The study modelled would happen if widespread prescribed burning were carried across eleven western US states. The results showed that carbon emissions could be reduced in total by an annual average of 14 million tonnes. The authors cautioned that it may not be difficult to carry out prescribed burns to the extent modeled.

In the western US, as in other industrialised countries, the last century has seen land management reduce the incidence of fire in forests. At the same time, climate change is producing hotter, drier conditions for many forests. This has delivered a two-pronged boost to the incidence of wildfire, increasing carbon emissions along the way. So prescribed burns can be an important piece of a climate change strategy, Wiedinmyer concluded.

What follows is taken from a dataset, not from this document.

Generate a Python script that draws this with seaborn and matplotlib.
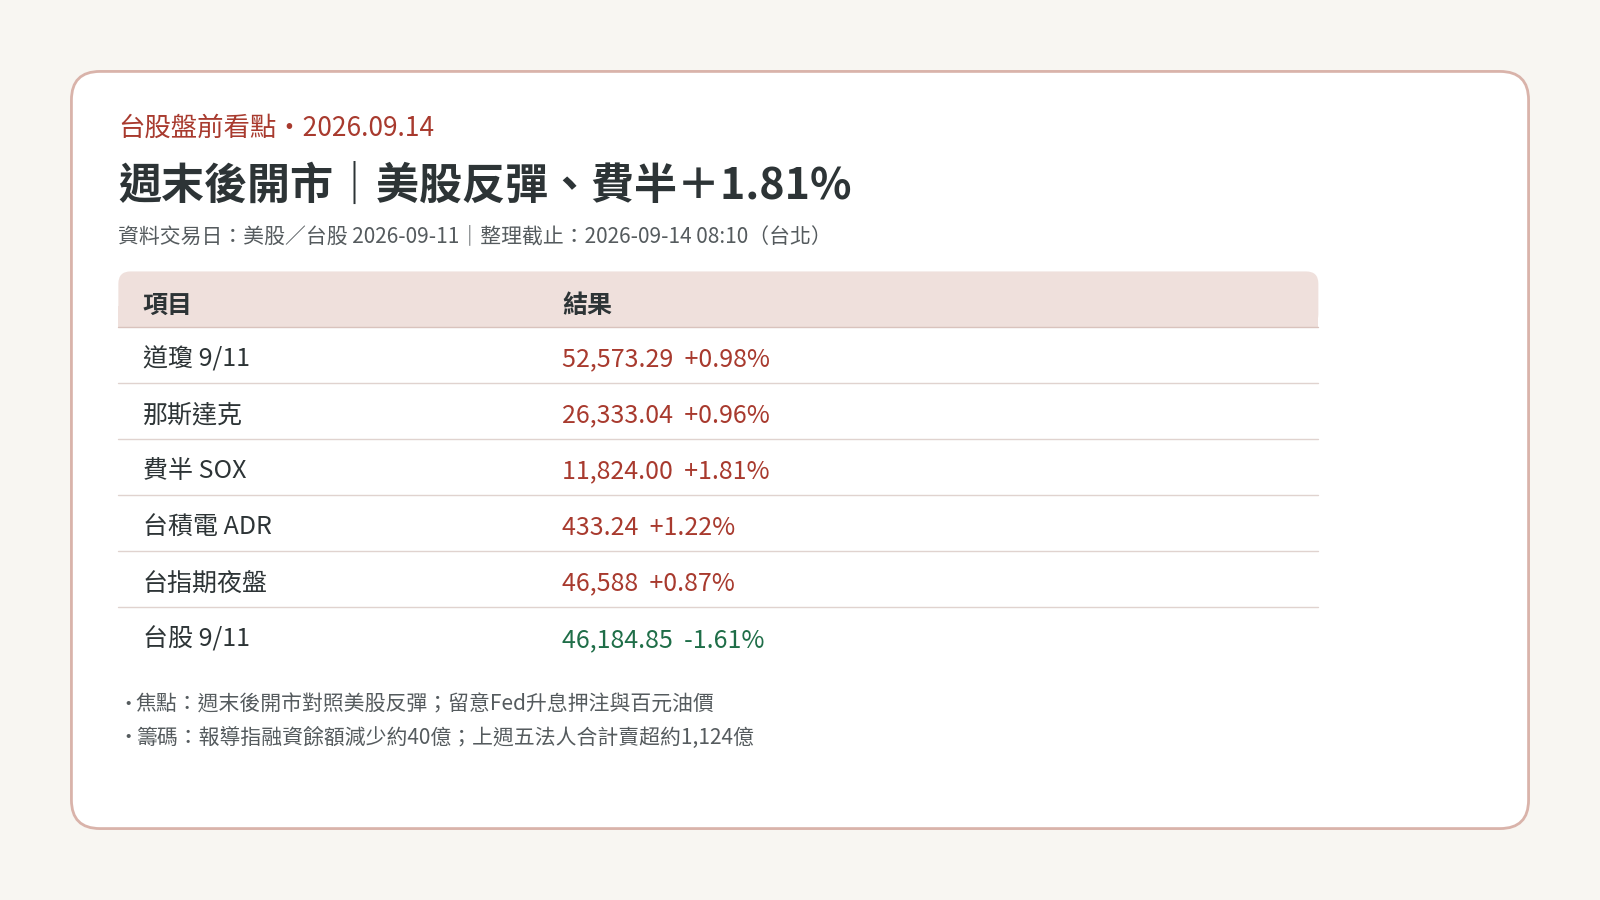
import matplotlib.pyplot as plt
import seaborn as sns
from matplotlib.patches import FancyBboxPatch, Rectangle

# table data
items = ["道瓊 9/11", "那斯達克", "費半 SOX", "台積電 ADR", "台指期夜盤", "台股 9/11"]
values = ["52,573.29", "26,333.04", "11,824.00", "433.24", "46,588", "46,184.85"]
changes = ["+0.98%", "+0.96%", "+1.81%", "+1.22%", "+0.87%", "-1.61%"]
notes = ["焦點：週末後開市對照美股反彈；留意Fed升息押注與百元油價",
         "籌碼：報導指融資餘額減少約40億；上週五法人合計賣超約1,124億"]

RED = "#a83a2e"
GREEN = "#1f6e48"
DARK = "#2d3436"
GREY = "#555b5e"

sns.set_theme(style="white")
plt.rcParams['font.family'] = ['Noto Sans CJK TC', 'DejaVu Sans']

fig = plt.figure(figsize=(16, 9), dpi=100, facecolor="#f8f6f2")
ax = fig.add_axes([0, 0, 1, 1])
ax.set_xlim(0, 1568)
ax.set_ylim(882, 0)
ax.axis("off")

ax.add_patch(FancyBboxPatch((70, 70), 1428, 742, boxstyle="round,pad=0,rounding_size=28",
                            fc="white", ec="#d9b3aa", lw=2))

ax.text(116, 126, "台股盤前看點・2026.09.14", color=RED, fontsize=19, va="center")
ax.text(116, 182, "週末後開市｜美股反彈、費半＋1.81%", color=DARK, fontsize=31,
        fontweight="bold", va="center")
ax.text(116, 231, "資料交易日：美股／台股 2026-09-11｜整理截止：2026-09-14 08:10（台北）",
        color=GREY, fontsize=15, va="center")

# header
ax.add_patch(FancyBboxPatch((116, 266), 1176, 54, boxstyle="round,pad=0,rounding_size=12",
                            fc="#efe0dc", ec="none"))
ax.add_patch(Rectangle((116, 300), 1176, 20, fc="#efe0dc", ec="none"))
ax.text(140, 300, "項目", color=DARK, fontsize=18, fontweight="bold", va="center")
ax.text(551, 300, "結果", color=DARK, fontsize=18, fontweight="bold", va="center")
ax.plot([116, 1292], [320, 320], color="#d9c3bd", lw=1)

for i, (it, v, c) in enumerate(zip(items, values, changes)):
    y = 352 + i * 55
    col = GREEN if c.startswith("-") else RED
    ax.text(140, y, it, color=DARK, fontsize=18, va="center")
    ax.text(551, y, f"{v}  {c}", color=col, fontsize=18, va="center")
    if i < len(items) - 1:
        ax.plot([116, 1292], [y + 23, y + 23], color="#e0d3cf", lw=1)

for i, n in enumerate(notes):
    y = 690 + i * 33
    ax.text(116, y, "•", color=GREY, fontsize=14, va="center")
    ax.text(133, y, n, color=GREY, fontsize=15, va="center")

fig.savefig("out.png", dpi=100, facecolor=fig.get_facecolor())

The findings are backed up by another study of giant sequoias in California’s Sierra Nevada by the University of Arizona’s Laboratory of Tree-Ring Research. It found that during what’s known as the Medieval Warm Period from 800 to 1300 AD, fires were frequent in the sequoia forests, every three to ten years. Since 1860, human intervention has reduced fires frequency substantially.

Published in the journal Fire Ecology in February, the study found that the giant trees appeared to benefit from the higher fire frequency of fire during medieval times. Now the climate is warming again, introducing regular, low-intensity fires could be crucial to helping the sequoias survive, lead author Thomas Swetnam said.

A lack of prescribed burning in forest reserves is one potential contributing factor being examined by the inquiry into the ‘Black Saturday’ wildfires that killed 183 people in Australia’s south-eastern state of Victoria in early 2009. An incredibly intense firestorm razed whole towns and completely destroyed 450,000 hectares of forest. High forest fuel loads are believed to have contributed to the catastrophic intensity of the fires.

The Victorian government has been criticised for not employing prescribed burning programmes as aggressively as neighbouring Australian states. By one estimate, the fires resulted in the emission of more than 100 million tonnes of greenhouse gases into the atmosphere, increasing the country’s total annual carbon footprint by as much as 20 per cent in just a few days. The inquiry has yet to hand down its final report.

In Australia’s tropical north, efforts are underway to reintroduce age-old Aboriginal practices of controlled burning of savannah grassland to reduce major wildfire risk. The national science agency CSIRO says by doing so it may be possible to reduce carbon emissions by five million tonnes a year and create carbon offset market revenues of $A50 million for indigenous people.